Populists always claim that they, and they alone, represent the people. Consider Trump’s salvific boast in his speech at the Republic National Convention: “I am your voice,” with the corollary: “I alone can fix it.” This rhetoric condemns other political contenders as entirely illegitimate. The populist does not just disagree about policy; disputes are always matters of character. Other politicians are corrupt, or they put elite institutions before the people. In a word, the defining orientation of the populist is not anti-elitist or even antiestablishment (for populists are perfectly content with the establishment when they are in power) but anti-pluralist. This attitude translates into exclusions both at the level of party politics — other politicians are crooked — and at the level of citizens: opponents are likened to traitors to the nation. [my emphasis]
Populism as a concept has been and is used loosely. Michael Kazin in The Populist Persuasion: An American History (1998) noted how the concept of "populism" in the 1980s and 1990s was at times watered down to the point of near-meaninglessness:

Beginning in the mid-1980s, populism became something of a fashion statement. Journalists and copywriters affixed the term not just to campaigners and officeholders (a habit begun in the early 1970s) but also to talk-show hosts, cable networks, rock musicians, film directors, low-priced bookstores, even sports fans who boo when rich athletes play poorly. Hewlett-Packard, one of the largest corporations in America, advertised a new product as neither "liberal" nor "conservative" but "Populist ... the perfect printer for the masses"; while Banana Republic, a clothing outlet geared to young professionals, unveiled its "Men's 100% Cotton Twill POPULIST pants ... steeped in grass-roots sensibility and the simple good sense of solid workmanship ... No-nonsense pants for the individual in everyman."

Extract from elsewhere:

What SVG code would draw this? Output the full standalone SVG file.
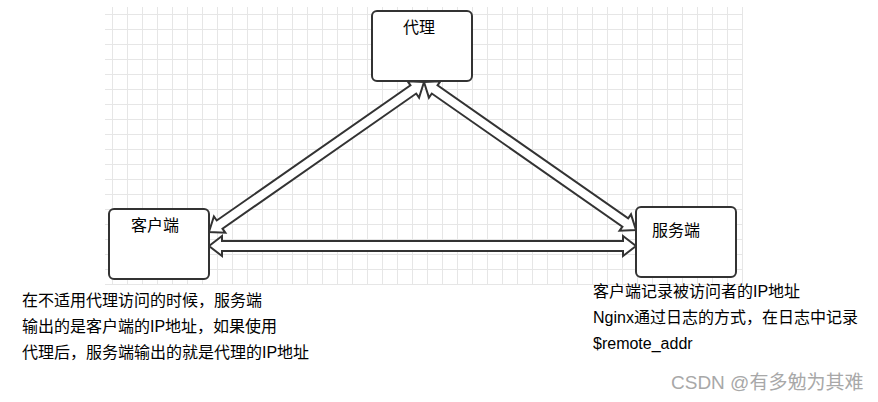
<svg xmlns="http://www.w3.org/2000/svg" width="878" height="402" viewBox="0 0 878 402">
<style>
.box{fill:#fff;stroke:#333;stroke-width:2}
.arr{fill:#fff;stroke:#333;stroke-width:2;stroke-linejoin:miter}
.t{font-family:"Liberation Sans","Noto Sans CJK SC",sans-serif;font-size:16px;fill:#000}
.wm{font-family:"Liberation Sans","Noto Sans CJK SC",sans-serif;font-size:19px;fill:#a8a8a8}
</style>
<defs>
<pattern id="grid" patternUnits="userSpaceOnUse" x="112" y="14" width="15" height="15">
<rect x="0" y="0" width="1" height="15" fill="#e6e6e6"/>
<rect x="0" y="0" width="15" height="1" fill="#e6e6e6"/>
</pattern>
</defs>
<rect width="878" height="402" fill="#fff"/>
<rect x="105" y="7" width="638" height="278" fill="url(#grid)"/>
<g id="connectors">
<path class="arr" transform="translate(424,82) rotate(145.1)" d="M0,0 L13,-10 L13,-5 L249.2,-5 L249.2,-10 L262.2,0 L249.2,10 L249.2,5 L13,5 L13,10 Z"/>
<path class="arr" transform="translate(424,82) rotate(34.92)" d="M0,0 L13,-10 L13,-5 L245.5,-5 L245.5,-10 L258.5,0 L245.5,10 L245.5,5 L13,5 L13,10 Z"/>
<path class="arr" transform="translate(209,246)" d="M0,0 L13,-10 L13,-5 L414,-5 L414,-10 L427,0 L414,10 L414,5 L13,5 L13,10 Z"/>
</g>
<g id="proxy">
<rect class="box" x="372" y="11" width="100" height="70" rx="5"/>
<text class="t" x="403" y="33">代理</text>
</g>
<g id="client">
<rect class="box" x="109" y="209" width="100" height="70" rx="5"/>
<text class="t" x="131" y="231">客户端</text>
</g>
<g id="server">
<rect class="box" x="636" y="207" width="100" height="70" rx="5"/>
<text class="t" x="652" y="236">服务端</text>
</g>
<g id="note-left">
<text class="t" x="22" y="306">在不适用代理访问的时候，服务端</text>
<text class="t" x="22" y="332">输出的是客户端的IP地址，如果使用</text>
<text class="t" x="22" y="358">代理后，服务端输出的就是代理的IP地址</text>
</g>
<g id="note-right">
<text class="t" x="593" y="297">客户端记录被访问者的IP地址</text>
<text class="t" x="593" y="323">Nginx通过日志的方式，在日志中记录</text>
<text class="t" x="593" y="349">$remote_addr</text>
</g>
<text class="wm" x="671" y="389">CSDN @有多勉为其难</text>
</svg>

Defining what the common people want and then selling it to them has long been the forte of both merchandisers and politicians. Snapped a comedian in 1992, 'To be a populist, all you have to be is popular." Yet the promiscuous applications of the term conveyed something more compelling - the discrediting of alternatives.
Ernesto Laclau did a great service in developing a systematic political theory to describe populism as a distinct political phenomenon in his book La razón populista [On Populist Reason] (2005). He notes that populism as a referent term "has always been ambiguous and vague in social analysis." But he approach populism as "a mode of constructing the political." And the frame of the populist construction is defining the People versus the Elite.

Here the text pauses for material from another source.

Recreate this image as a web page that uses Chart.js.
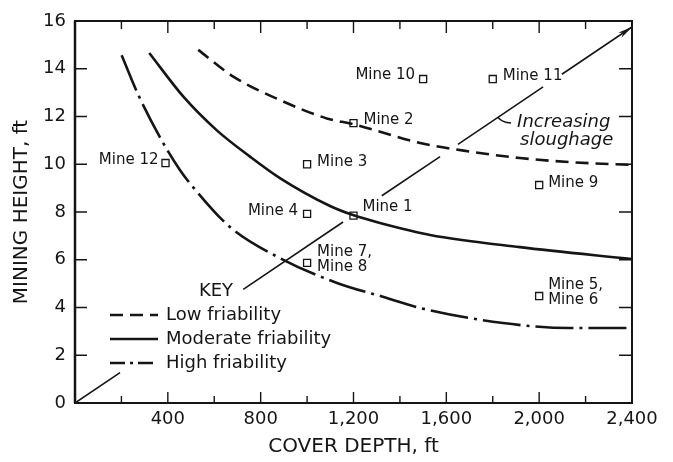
<!DOCTYPE html>
<html>
<head>
<meta charset="utf-8">
<script src="https://cdn.jsdelivr.net/npm/chart.js@4.4.1/dist/chart.umd.min.js"></script>
<style>
  html, body { margin: 0; padding: 0; background: #fff; }
</style>
</head>
<body>
<canvas id="sloughChart" width="673" height="462"></canvas>
<script>
// axis ticks
const depthTicks = [400, 800, 1200, 1600, 2000, 2400];
const depthMinorTicks = [200, 600, 1000, 1400, 1800, 2200];
const heightTicks = [0, 2, 4, 6, 8, 10, 12, 14, 16];

// friability curves (cover depth ft, mining height ft)
const lowDepth = [531, 682, 883, 1085, 1198, 1487, 1703, 1917, 2150, 2400];
const lowHeight = [14.79, 13.67, 12.69, 11.92, 11.68, 10.89, 10.53, 10.26, 10.08, 9.97];
const modDepth = [320, 467, 610, 754, 883, 1099, 1198, 1314, 1530, 1917, 2400];
const modHeight = [14.66, 12.83, 11.43, 10.32, 9.42, 8.25, 7.87, 7.54, 7.04, 6.53, 6.03];
const highDepth = [201, 273, 373, 452, 513, 668, 883, 1129, 1344, 1487, 1844, 2133, 2400];
const highHeight = [14.57, 12.9, 11.01, 9.76, 8.99, 7.37, 6.07, 5.03, 4.40, 3.98, 3.35, 3.14, 3.14];

// "increasing sloughage" arrow, broken where labels sit (null = gap)
const sloughDepth = [0, 194, null, 725, 1155, null, 1322, 1573, null, 1650, 2017, null, 2098, 2400];
const sloughHeight = [0, 1.27, null, 4.76, 7.58, null, 8.68, 10.32, null, 10.83, 13.24, null, 13.77, 15.75];

// mines
const mineNames = [['Mine 1'], ['Mine 2'], ['Mine 3'], ['Mine 4'], ['Mine 5,', 'Mine 6'],
                   ['Mine 7,', 'Mine 8'], ['Mine 9'], ['Mine 10'], ['Mine 11'], ['Mine 12']];
const mineDepth = [1200, 1200, 1000, 1000, 2000, 1000, 2000, 1500, 1800, 390];
const mineHeight = [7.85, 11.72, 10.0, 7.92, 4.48, 5.87, 9.13, 13.57, 13.57, 10.05];

const legendNames = ['Low friability', 'Moderate friability', 'High friability'];
const noteLines = ['Increasing', 'sloughage'];
const noteAnchor = [1823, 11.96]; // where the little leader touches the arrow

// label offsets in pixels from each mine marker
const labelPlacement = [
    { dx: 9, dy: -8, align: 'left' },
    { dx: 10, dy: -3, align: 'left' },
    { dx: 10, dy: -2, align: 'left' },
    { dx: -9, dy: -3, align: 'right' },
    { dx: 9, dy: -11, align: 'left' },
    { dx: 10, dy: -11, align: 'left' },
    { dx: 9, dy: -2, align: 'left' },
    { dx: -8, dy: -4, align: 'right' },
    { dx: 10, dy: -3, align: 'left' },
    { dx: -7, dy: -3, align: 'right' }
];

const INK = '#151515';
const FONT = 'DejaVu Sans';
const dashLow = [13, 7];
const dashHigh = [38, 6, 3, 6];

function pairs(xs, ys) {
    return xs.map((x, i) => ({ x: x, y: ys[i] }));
}

const frameAndNotes = {
    id: 'frameAndNotes',
    afterDatasetsDraw(chart) {
        const ctx = chart.ctx;
        const a = chart.chartArea;
        const xs = chart.scales.x, ys = chart.scales.y;
        ctx.save();
        ctx.strokeStyle = INK;
        ctx.fillStyle = INK;

        // frame
        ctx.lineWidth = 2;
        ctx.strokeRect(a.left, a.top, a.right - a.left, a.bottom - a.top);
        ctx.lineWidth = 2.5;
        ctx.beginPath(); ctx.moveTo(a.left, a.top); ctx.lineTo(a.left, a.bottom); ctx.stroke();

        // inward ticks
        ctx.lineWidth = 1.4;
        ctx.beginPath();
        depthTicks.concat(depthMinorTicks).forEach(v => {
            if (v >= 2400) return;
            const px = xs.getPixelForValue(v);
            const major = depthTicks.includes(v);
            ctx.moveTo(px, a.bottom); ctx.lineTo(px, a.bottom - (major ? 11 : 7));
            ctx.moveTo(px, a.top); ctx.lineTo(px, a.top + (major ? 12 : 8));
        });
        heightTicks.forEach(v => {
            if (v === 0 || v === 16) return;
            const py = ys.getPixelForValue(v);
            ctx.moveTo(a.left, py); ctx.lineTo(a.left + 12, py);
            ctx.moveTo(a.right, py); ctx.lineTo(a.right - 13, py);
        });
        ctx.stroke();

        // arrowhead at end of sloughage line
        const n = sloughDepth.length;
        const tx = xs.getPixelForValue(sloughDepth[n - 1]), ty = ys.getPixelForValue(sloughHeight[n - 1]);
        const bx = xs.getPixelForValue(sloughDepth[n - 2]), by = ys.getPixelForValue(sloughHeight[n - 2]);
        const ang = Math.atan2(ty - by, tx - bx);
        const len = 15, spread = 0.2;
        ctx.beginPath();
        ctx.moveTo(tx, ty);
        ctx.lineTo(tx - len * Math.cos(ang - spread), ty - len * Math.sin(ang - spread));
        ctx.lineTo(tx - 0.7 * len * Math.cos(ang), ty - 0.7 * len * Math.sin(ang));
        ctx.lineTo(tx - len * Math.cos(ang + spread), ty - len * Math.sin(ang + spread));
        ctx.closePath();
        ctx.fill();

        // mine labels
        ctx.font = '15px "' + FONT + '"';
        ctx.textBaseline = 'middle';
        mineNames.forEach((lines, i) => {
            const px = xs.getPixelForValue(mineDepth[i]);
            const py = ys.getPixelForValue(mineHeight[i]);
            const p = labelPlacement[i];
            ctx.textAlign = p.align;
            lines.forEach((t, k) => ctx.fillText(t, px + p.dx, py + p.dy + k * 15.5));
        });

        // note with leader
        const ax = xs.getPixelForValue(noteAnchor[0]), ay = ys.getPixelForValue(noteAnchor[1]);
        ctx.lineWidth = 1.4;
        ctx.beginPath();
        ctx.moveTo(ax, ay);
        ctx.quadraticCurveTo(ax + 4, ay + 5, ax + 13, ay + 5.5);
        ctx.stroke();
        ctx.font = 'italic 18px "' + FONT + '"';
        ctx.textAlign = 'left';
        ctx.fillText(noteLines[0], ax + 19, ay + 5);
        ctx.fillText(noteLines[1], ax + 22, ay + 23);

        // key
        ctx.font = '18px "' + FONT + '"';
        ctx.textAlign = 'center';
        ctx.fillText('KEY', 216, 291);
        const dashes = [dashLow, [], [15, 5, 3, 5]];
        ctx.textAlign = 'left';
        legendNames.forEach((name, i) => {
            const ly = 315 + i * 24;
            ctx.lineWidth = 2.4;
            ctx.setLineDash(dashes[i]);
            ctx.beginPath(); ctx.moveTo(110, ly); ctx.lineTo(158, ly); ctx.stroke();
            ctx.setLineDash([]);
            ctx.fillText(name, 166, ly);
        });
        ctx.restore();
    }
};

const lineBase = {
    showLine: true,
    borderColor: INK,
    borderWidth: 2.6,
    pointRadius: 0,
    pointHoverRadius: 0,
    cubicInterpolationMode: 'monotone',
    fill: false
};

new Chart(document.getElementById('sloughChart'), {
    type: 'scatter',
    data: {
        datasets: [
            Object.assign({}, lineBase, { label: legendNames[0], data: pairs(lowDepth, lowHeight), borderDash: dashLow }),
            Object.assign({}, lineBase, { label: legendNames[1], data: pairs(modDepth, modHeight) }),
            Object.assign({}, lineBase, { label: legendNames[2], data: pairs(highDepth, highHeight), borderDash: dashHigh }),
            Object.assign({}, lineBase, { label: 'Increasing sloughage', data: pairs(sloughDepth, sloughHeight),
                borderWidth: 1.6, cubicInterpolationMode: 'default', tension: 0, spanGaps: false }),
            {
                label: 'Mines',
                data: pairs(mineDepth, mineHeight),
                pointStyle: 'rect',
                pointRadius: 5,
                pointBackgroundColor: '#fff',
                pointBorderColor: INK,
                pointBorderWidth: 1.3,
                showLine: false
            }
        ]
    },
    options: {
        responsive: false,
        animation: false,
        devicePixelRatio: 1,
        layout: { padding: { top: 21, right: 41, left: 0, bottom: 0 } },
        plugins: { legend: { display: false }, tooltip: { enabled: false } },
        scales: {
            x: {
                type: 'linear',
                min: 0,
                max: 2400,
                grid: { display: false, drawTicks: false },
                border: { display: false },
                afterBuildTicks: s => { s.ticks = depthTicks.map(v => ({ value: v })); },
                afterFit: s => { s.height = 59; },
                ticks: {
                    color: INK,
                    font: { family: FONT, size: 18 },
                    padding: 6,
                    maxRotation: 0,
                    autoSkip: false,
                    callback: v => v.toLocaleString('en-US')
                },
                title: {
                    display: true,
                    text: 'COVER DEPTH, ft',
                    color: INK,
                    font: { family: FONT, size: 20 },
                    padding: { top: 0, bottom: 3 }
                }
            },
            y: {
                type: 'linear',
                min: 0,
                max: 16,
                grid: { display: false, drawTicks: false },
                border: { display: false },
                afterBuildTicks: s => { s.ticks = heightTicks.map(v => ({ value: v })); },
                afterFit: s => { s.width = 75; },
                ticks: {
                    color: INK,
                    font: { family: FONT, size: 18 },
                    padding: 9
                },
                title: {
                    display: true,
                    text: 'MINING HEIGHT, ft',
                    color: INK,
                    font: { family: FONT, size: 20 },
                    padding: { top: 10, bottom: 0 }
                }
            }
        }
    },
    plugins: [frameAndNotes]
});
</script>
</body>
</html>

The basic substantive flaw in Müller's argument is that all politicians in competitive elections are arguing in some form that they are a better representative for the people of that consistency than their opponent. That's not the same as calling all supporters of the opponent "traitors" or excluding all of them from being legitimately part of "the people," or denying them legitimate citizenship.

But he's not making a substantive argument so much as a polemic against the concept of populism, which he simply defines as "anti-pluralist." As he says in the quote above, "the defining orientation of the populist is not anti-elitist or even antiestablishment."

In other words, he defines populism as it actually exists in history and present-day politics, like in the Populist Party headed by William Jennings Bryan that gave the concept its name, as not being populist. Only those who brand their opponents as traitors who are not legimately part of the people or even citizens. For Müller, in other words only rightwing populism is populism. And therefore anything that pretends to be any other kind, like Bernie Sanders' Presidential campaign, is really just another form of rightwing populism. But despite his impressive scholarly credentials, his argument is so muddled that even the polemic is not terribly effective.

The argument that "populists are perfectly content with the establishment when they are in power" is ahistorical. It's actually just a play on words in which a government is by definition part of the "establishment." Populist governments can and do present themselves as defenders of the People against the Elite. Recent and current populist governments in Latin America, including those of the Kirchners and the Venezuelan regime, have represented themselves as defenders of the interests of the majority of the public (the People in the populist construction) against the economic elite. We can argue about whether their claims or legitimate or not. But it's a fact that populist governments can and do strike a posture as the defenders of the People against the Elite.

Admittedly, I'm saying that with an understanding of populism consistent with Laclau's history-based version.

The rest of the article is pretty much variations on that theme. For example, "Populism has no particular interest in getting people continuously to participate in politics." Except those who do. Again, the Kirchners in Argentina are an excellent example.

And, illustrating the confusion to which his approach leads, later in the article he refers to how in Latin Americas, "advocates of populism have always stressed its inclusionary and emancipatory character in what remains the economically most unequal continent on the globe." This he says of a type of movement that he defines as exclusionary.

Müller not only dismisses how populism constructs the concept of the elite. He essentially ignores the more vital element of constructing a People to oppose the elite, how that combination of a multi-class groups is put together and how a unifying symbolic representation of that groups is established. In fact, he manages to contort that whole process into arguing that constructing a popular alliance across class lines is a refutation of the claims of populists: "In some countries such as France and Austria, populist parties are effectively catchalls: they draw a large number of workers but also many from other walks of life."

Müller makes some more-or-less legitimate criticisms about making facile assumptions about the motivations of supporters of populist movements. But since he mangles the definition of populism, trying to apply those criticism to populism doesn't produce any particularly helpful analysis.